*TASK PROMPT:* All the data below goes into the copy word for word, but the pictures don't.
------ INFORMATION SUPPLIED
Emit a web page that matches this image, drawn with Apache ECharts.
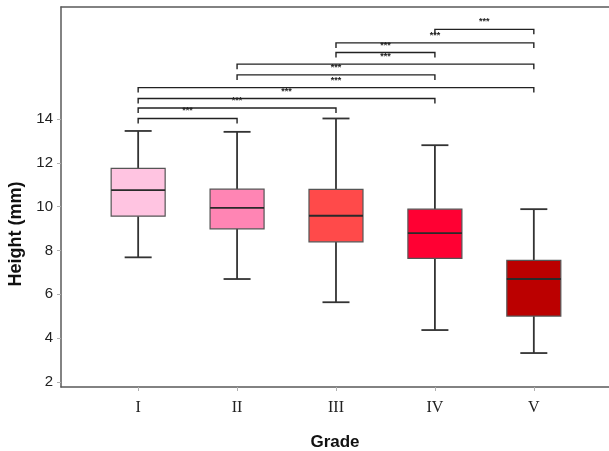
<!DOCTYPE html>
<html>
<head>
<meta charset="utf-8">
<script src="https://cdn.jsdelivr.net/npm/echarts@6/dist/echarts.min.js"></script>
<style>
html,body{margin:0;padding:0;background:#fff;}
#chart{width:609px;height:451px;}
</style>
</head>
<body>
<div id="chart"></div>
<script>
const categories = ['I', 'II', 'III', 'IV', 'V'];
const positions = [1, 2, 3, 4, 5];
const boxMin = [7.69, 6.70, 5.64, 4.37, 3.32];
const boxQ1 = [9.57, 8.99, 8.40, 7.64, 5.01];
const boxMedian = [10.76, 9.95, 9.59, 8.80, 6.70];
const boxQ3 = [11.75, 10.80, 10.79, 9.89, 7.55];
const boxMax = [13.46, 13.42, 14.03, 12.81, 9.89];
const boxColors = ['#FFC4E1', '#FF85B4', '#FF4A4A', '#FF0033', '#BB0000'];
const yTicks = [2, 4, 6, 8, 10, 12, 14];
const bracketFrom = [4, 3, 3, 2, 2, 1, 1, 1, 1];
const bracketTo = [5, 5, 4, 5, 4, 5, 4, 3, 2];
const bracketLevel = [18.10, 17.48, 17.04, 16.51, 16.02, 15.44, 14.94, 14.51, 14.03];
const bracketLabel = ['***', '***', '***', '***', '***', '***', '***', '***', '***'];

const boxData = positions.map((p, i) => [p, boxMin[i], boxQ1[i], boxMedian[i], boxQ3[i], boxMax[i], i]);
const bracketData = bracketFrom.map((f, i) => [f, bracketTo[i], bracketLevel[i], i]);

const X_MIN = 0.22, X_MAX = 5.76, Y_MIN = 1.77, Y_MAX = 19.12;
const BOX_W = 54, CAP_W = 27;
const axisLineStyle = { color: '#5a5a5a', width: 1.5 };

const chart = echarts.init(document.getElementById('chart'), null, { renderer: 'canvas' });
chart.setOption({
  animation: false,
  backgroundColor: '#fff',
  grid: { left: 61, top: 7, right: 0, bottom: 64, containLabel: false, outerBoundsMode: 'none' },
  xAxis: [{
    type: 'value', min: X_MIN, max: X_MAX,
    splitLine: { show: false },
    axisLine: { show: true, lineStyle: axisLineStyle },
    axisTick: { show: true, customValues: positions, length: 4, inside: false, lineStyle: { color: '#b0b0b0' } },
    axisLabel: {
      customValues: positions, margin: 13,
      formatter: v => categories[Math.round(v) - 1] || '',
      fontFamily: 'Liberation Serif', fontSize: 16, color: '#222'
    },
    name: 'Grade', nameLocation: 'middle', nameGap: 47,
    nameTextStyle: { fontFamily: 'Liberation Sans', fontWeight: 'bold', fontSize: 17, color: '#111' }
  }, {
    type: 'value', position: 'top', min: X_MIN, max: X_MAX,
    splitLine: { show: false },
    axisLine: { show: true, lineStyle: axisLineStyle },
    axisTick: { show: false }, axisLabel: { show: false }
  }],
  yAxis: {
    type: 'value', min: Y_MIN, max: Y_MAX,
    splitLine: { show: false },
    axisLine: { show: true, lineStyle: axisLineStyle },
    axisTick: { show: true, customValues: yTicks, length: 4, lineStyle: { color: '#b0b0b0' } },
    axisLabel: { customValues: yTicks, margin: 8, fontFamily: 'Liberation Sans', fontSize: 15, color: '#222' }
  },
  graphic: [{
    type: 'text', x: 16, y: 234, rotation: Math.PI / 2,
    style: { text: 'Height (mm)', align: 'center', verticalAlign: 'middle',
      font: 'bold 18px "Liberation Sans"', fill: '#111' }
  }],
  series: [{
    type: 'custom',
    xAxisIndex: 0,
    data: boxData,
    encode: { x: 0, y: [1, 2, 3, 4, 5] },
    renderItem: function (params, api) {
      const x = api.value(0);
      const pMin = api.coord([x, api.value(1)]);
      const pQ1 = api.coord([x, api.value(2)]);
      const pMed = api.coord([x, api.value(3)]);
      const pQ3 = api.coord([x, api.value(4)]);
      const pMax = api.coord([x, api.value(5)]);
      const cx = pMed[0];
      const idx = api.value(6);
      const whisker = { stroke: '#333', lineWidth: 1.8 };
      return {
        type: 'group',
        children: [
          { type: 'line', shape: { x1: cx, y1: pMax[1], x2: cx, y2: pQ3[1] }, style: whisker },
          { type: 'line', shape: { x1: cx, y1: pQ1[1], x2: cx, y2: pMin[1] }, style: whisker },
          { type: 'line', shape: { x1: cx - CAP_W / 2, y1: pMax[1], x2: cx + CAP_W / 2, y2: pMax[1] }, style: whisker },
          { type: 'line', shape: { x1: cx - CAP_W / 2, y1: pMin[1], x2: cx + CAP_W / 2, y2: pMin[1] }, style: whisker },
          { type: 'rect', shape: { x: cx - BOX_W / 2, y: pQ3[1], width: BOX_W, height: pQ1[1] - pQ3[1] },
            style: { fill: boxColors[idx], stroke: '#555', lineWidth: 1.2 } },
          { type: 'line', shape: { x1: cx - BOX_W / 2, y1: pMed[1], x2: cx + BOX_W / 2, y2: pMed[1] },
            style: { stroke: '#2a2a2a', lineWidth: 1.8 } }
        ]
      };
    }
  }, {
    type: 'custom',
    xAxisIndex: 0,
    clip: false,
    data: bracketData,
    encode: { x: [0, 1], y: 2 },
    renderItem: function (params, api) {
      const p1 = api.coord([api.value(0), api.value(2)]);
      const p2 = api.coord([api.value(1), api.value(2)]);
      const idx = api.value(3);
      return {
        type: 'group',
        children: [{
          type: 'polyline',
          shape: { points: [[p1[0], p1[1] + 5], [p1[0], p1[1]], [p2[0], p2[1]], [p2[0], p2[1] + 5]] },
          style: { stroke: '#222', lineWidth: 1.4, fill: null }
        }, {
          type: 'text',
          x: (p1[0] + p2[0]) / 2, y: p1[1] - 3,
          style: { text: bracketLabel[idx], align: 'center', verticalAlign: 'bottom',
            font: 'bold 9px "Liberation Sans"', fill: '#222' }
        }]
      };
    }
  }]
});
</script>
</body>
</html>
------------
*THE ANSWER:*
Emit a web page that matches this image, drawn with Apache ECharts.
<!DOCTYPE html>
<html>
<head>
<meta charset="utf-8">
<script src="https://cdn.jsdelivr.net/npm/echarts@6/dist/echarts.min.js"></script>
<style>
html,body{margin:0;padding:0;background:#fff;}
#chart{width:609px;height:451px;}
</style>
</head>
<body>
<div id="chart"></div>
<script>
const categories = ['I', 'II', 'III', 'IV', 'V'];
const positions = [1, 2, 3, 4, 5];
const boxMin = [7.69, 6.70, 5.64, 4.37, 3.32];
const boxQ1 = [9.57, 8.99, 8.40, 7.64, 5.01];
const boxMedian = [10.76, 9.95, 9.59, 8.80, 6.70];
const boxQ3 = [11.75, 10.80, 10.79, 9.89, 7.55];
const boxMax = [13.46, 13.42, 14.03, 12.81, 9.89];
const boxColors = ['#FFC4E1', '#FF85B4', '#FF4A4A', '#FF0033', '#BB0000'];
const yTicks = [2, 4, 6, 8, 10, 12, 14];
const bracketFrom = [4, 3, 3, 2, 2, 1, 1, 1, 1];
const bracketTo = [5, 5, 4, 5, 4, 5, 4, 3, 2];
const bracketLevel = [18.10, 17.48, 17.04, 16.51, 16.02, 15.44, 14.94, 14.51, 14.03];
const bracketLabel = ['***', '***', '***', '***', '***', '***', '***', '***', '***'];

const boxData = positions.map((p, i) => [p, boxMin[i], boxQ1[i], boxMedian[i], boxQ3[i], boxMax[i], i]);
const bracketData = bracketFrom.map((f, i) => [f, bracketTo[i], bracketLevel[i], i]);

const X_MIN = 0.22, X_MAX = 5.76, Y_MIN = 1.77, Y_MAX = 19.12;
const BOX_W = 54, CAP_W = 27;
const axisLineStyle = { color: '#5a5a5a', width: 1.5 };

const chart = echarts.init(document.getElementById('chart'), null, { renderer: 'canvas' });
chart.setOption({
  animation: false,
  backgroundColor: '#fff',
  grid: { left: 61, top: 7, right: 0, bottom: 64, containLabel: false, outerBoundsMode: 'none' },
  xAxis: [{
    type: 'value', min: X_MIN, max: X_MAX,
    splitLine: { show: false },
    axisLine: { show: true, lineStyle: axisLineStyle },
    axisTick: { show: true, customValues: positions, length: 4, inside: false, lineStyle: { color: '#b0b0b0' } },
    axisLabel: {
      customValues: positions, margin: 13,
      formatter: v => categories[Math.round(v) - 1] || '',
      fontFamily: 'Liberation Serif', fontSize: 16, color: '#222'
    },
    name: 'Grade', nameLocation: 'middle', nameGap: 47,
    nameTextStyle: { fontFamily: 'Liberation Sans', fontWeight: 'bold', fontSize: 17, color: '#111' }
  }, {
    type: 'value', position: 'top', min: X_MIN, max: X_MAX,
    splitLine: { show: false },
    axisLine: { show: true, lineStyle: axisLineStyle },
    axisTick: { show: false }, axisLabel: { show: false }
  }],
  yAxis: {
    type: 'value', min: Y_MIN, max: Y_MAX,
    splitLine: { show: false },
    axisLine: { show: true, lineStyle: axisLineStyle },
    axisTick: { show: true, customValues: yTicks, length: 4, lineStyle: { color: '#b0b0b0' } },
    axisLabel: { customValues: yTicks, margin: 8, fontFamily: 'Liberation Sans', fontSize: 15, color: '#222' }
  },
  graphic: [{
    type: 'text', x: 16, y: 234, rotation: Math.PI / 2,
    style: { text: 'Height (mm)', align: 'center', verticalAlign: 'middle',
      font: 'bold 18px "Liberation Sans"', fill: '#111' }
  }],
  series: [{
    type: 'custom',
    xAxisIndex: 0,
    data: boxData,
    encode: { x: 0, y: [1, 2, 3, 4, 5] },
    renderItem: function (params, api) {
      const x = api.value(0);
      const pMin = api.coord([x, api.value(1)]);
      const pQ1 = api.coord([x, api.value(2)]);
      const pMed = api.coord([x, api.value(3)]);
      const pQ3 = api.coord([x, api.value(4)]);
      const pMax = api.coord([x, api.value(5)]);
      const cx = pMed[0];
      const idx = api.value(6);
      const whisker = { stroke: '#333', lineWidth: 1.8 };
      return {
        type: 'group',
        children: [
          { type: 'line', shape: { x1: cx, y1: pMax[1], x2: cx, y2: pQ3[1] }, style: whisker },
          { type: 'line', shape: { x1: cx, y1: pQ1[1], x2: cx, y2: pMin[1] }, style: whisker },
          { type: 'line', shape: { x1: cx - CAP_W / 2, y1: pMax[1], x2: cx + CAP_W / 2, y2: pMax[1] }, style: whisker },
          { type: 'line', shape: { x1: cx - CAP_W / 2, y1: pMin[1], x2: cx + CAP_W / 2, y2: pMin[1] }, style: whisker },
          { type: 'rect', shape: { x: cx - BOX_W / 2, y: pQ3[1], width: BOX_W, height: pQ1[1] - pQ3[1] },
            style: { fill: boxColors[idx], stroke: '#555', lineWidth: 1.2 } },
          { type: 'line', shape: { x1: cx - BOX_W / 2, y1: pMed[1], x2: cx + BOX_W / 2, y2: pMed[1] },
            style: { stroke: '#2a2a2a', lineWidth: 1.8 } }
        ]
      };
    }
  }, {
    type: 'custom',
    xAxisIndex: 0,
    clip: false,
    data: bracketData,
    encode: { x: [0, 1], y: 2 },
    renderItem: function (params, api) {
      const p1 = api.coord([api.value(0), api.value(2)]);
      const p2 = api.coord([api.value(1), api.value(2)]);
      const idx = api.value(3);
      return {
        type: 'group',
        children: [{
          type: 'polyline',
          shape: { points: [[p1[0], p1[1] + 5], [p1[0], p1[1]], [p2[0], p2[1]], [p2[0], p2[1] + 5]] },
          style: { stroke: '#222', lineWidth: 1.4, fill: null }
        }, {
          type: 'text',
          x: (p1[0] + p2[0]) / 2, y: p1[1] - 3,
          style: { text: bracketLabel[idx], align: 'center', verticalAlign: 'bottom',
            font: 'bold 9px "Liberation Sans"', fill: '#222' }
        }]
      };
    }
  }]
});
</script>
</body>
</html>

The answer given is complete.